» Task directions
Determine which lines contain the word "chart", then copy those lines.
-- Start of Data provided --
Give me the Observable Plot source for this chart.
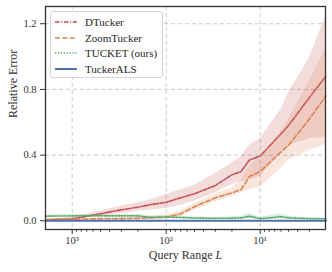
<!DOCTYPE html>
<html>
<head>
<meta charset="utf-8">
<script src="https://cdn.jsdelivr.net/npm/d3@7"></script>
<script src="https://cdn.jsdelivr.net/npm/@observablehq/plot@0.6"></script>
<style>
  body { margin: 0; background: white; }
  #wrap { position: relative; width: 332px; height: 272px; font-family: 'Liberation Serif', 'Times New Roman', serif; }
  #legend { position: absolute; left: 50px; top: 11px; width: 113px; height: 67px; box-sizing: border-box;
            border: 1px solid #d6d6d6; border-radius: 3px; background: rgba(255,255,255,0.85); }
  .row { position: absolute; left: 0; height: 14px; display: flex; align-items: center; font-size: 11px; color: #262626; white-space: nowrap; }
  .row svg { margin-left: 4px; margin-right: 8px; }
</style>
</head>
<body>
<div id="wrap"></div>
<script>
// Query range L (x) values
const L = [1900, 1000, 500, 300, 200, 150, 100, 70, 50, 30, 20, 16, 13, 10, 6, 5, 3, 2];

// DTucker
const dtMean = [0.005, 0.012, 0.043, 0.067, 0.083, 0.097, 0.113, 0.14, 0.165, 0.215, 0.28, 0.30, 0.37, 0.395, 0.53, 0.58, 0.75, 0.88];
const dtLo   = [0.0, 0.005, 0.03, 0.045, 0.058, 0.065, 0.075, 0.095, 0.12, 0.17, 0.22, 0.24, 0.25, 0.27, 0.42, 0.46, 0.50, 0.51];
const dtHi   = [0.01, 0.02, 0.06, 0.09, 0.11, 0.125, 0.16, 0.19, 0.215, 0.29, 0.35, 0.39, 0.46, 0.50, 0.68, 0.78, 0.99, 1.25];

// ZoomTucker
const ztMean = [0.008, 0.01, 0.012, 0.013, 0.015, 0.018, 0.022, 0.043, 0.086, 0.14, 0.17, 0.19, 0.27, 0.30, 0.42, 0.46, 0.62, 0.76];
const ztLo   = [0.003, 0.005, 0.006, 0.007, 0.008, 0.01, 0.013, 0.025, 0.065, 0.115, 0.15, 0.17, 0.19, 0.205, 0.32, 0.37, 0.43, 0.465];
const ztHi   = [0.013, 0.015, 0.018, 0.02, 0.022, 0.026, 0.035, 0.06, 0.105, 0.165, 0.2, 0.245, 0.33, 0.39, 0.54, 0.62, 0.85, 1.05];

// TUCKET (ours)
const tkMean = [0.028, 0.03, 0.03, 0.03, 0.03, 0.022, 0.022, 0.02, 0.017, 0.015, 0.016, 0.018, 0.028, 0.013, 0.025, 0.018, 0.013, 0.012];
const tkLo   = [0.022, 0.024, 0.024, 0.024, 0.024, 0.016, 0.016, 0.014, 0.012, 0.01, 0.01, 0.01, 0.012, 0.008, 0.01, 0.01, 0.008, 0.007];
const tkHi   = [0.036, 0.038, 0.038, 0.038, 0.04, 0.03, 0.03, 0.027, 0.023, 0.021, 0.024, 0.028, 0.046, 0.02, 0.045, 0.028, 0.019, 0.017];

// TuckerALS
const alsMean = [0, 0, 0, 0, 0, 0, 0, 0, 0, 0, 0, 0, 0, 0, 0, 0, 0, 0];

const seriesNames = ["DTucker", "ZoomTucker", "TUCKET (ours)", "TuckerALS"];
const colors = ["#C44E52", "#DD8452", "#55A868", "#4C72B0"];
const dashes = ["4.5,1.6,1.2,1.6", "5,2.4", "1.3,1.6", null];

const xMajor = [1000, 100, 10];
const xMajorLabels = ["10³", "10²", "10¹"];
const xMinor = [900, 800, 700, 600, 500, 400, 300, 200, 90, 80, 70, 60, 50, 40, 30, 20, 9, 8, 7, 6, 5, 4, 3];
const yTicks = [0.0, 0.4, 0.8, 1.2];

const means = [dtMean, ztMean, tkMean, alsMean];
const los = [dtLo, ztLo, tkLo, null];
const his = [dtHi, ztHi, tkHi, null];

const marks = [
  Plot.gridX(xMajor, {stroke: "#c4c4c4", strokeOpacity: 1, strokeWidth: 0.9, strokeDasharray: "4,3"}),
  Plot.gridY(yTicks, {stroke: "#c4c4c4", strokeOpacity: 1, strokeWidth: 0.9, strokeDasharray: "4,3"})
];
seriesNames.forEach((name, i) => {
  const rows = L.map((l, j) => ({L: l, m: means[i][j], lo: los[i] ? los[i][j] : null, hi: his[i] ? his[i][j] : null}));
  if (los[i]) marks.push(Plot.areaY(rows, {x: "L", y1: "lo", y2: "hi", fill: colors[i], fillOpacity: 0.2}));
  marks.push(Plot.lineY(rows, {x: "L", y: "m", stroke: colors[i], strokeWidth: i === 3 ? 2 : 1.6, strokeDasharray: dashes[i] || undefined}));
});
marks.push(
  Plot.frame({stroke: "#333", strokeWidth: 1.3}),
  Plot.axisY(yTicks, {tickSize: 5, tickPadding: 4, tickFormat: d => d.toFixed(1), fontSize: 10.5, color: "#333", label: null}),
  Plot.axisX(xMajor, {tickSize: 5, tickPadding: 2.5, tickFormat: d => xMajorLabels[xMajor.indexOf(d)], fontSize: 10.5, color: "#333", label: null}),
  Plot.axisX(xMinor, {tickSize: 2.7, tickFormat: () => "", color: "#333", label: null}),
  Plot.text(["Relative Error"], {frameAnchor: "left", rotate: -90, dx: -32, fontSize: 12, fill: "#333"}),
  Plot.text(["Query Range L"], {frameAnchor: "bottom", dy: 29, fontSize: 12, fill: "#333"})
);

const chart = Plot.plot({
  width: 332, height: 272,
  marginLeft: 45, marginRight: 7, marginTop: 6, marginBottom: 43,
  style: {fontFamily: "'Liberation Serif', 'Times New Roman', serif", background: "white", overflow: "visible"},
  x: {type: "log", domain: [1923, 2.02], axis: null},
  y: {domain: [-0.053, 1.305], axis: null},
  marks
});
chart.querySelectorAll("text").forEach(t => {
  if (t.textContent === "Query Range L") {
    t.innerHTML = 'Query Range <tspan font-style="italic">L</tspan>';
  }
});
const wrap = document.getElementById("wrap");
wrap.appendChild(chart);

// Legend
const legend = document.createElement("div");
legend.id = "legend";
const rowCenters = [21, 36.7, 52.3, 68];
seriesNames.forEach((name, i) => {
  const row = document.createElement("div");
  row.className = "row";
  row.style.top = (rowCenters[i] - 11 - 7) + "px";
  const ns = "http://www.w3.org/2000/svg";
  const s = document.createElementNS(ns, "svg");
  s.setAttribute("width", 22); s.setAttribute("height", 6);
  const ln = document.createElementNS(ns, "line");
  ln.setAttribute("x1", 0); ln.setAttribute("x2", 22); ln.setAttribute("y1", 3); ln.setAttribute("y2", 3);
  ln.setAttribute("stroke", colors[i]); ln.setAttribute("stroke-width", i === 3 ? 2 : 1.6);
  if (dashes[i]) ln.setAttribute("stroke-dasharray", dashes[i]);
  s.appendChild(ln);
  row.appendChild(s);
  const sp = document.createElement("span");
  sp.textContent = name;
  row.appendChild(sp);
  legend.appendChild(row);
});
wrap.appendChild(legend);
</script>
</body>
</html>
-- End of Data provided --
» Full output
Give me the Observable Plot source for this chart.
const chart = Plot.plot({
chart.querySelectorAll("text").forEach(t => {
wrap.appendChild(chart);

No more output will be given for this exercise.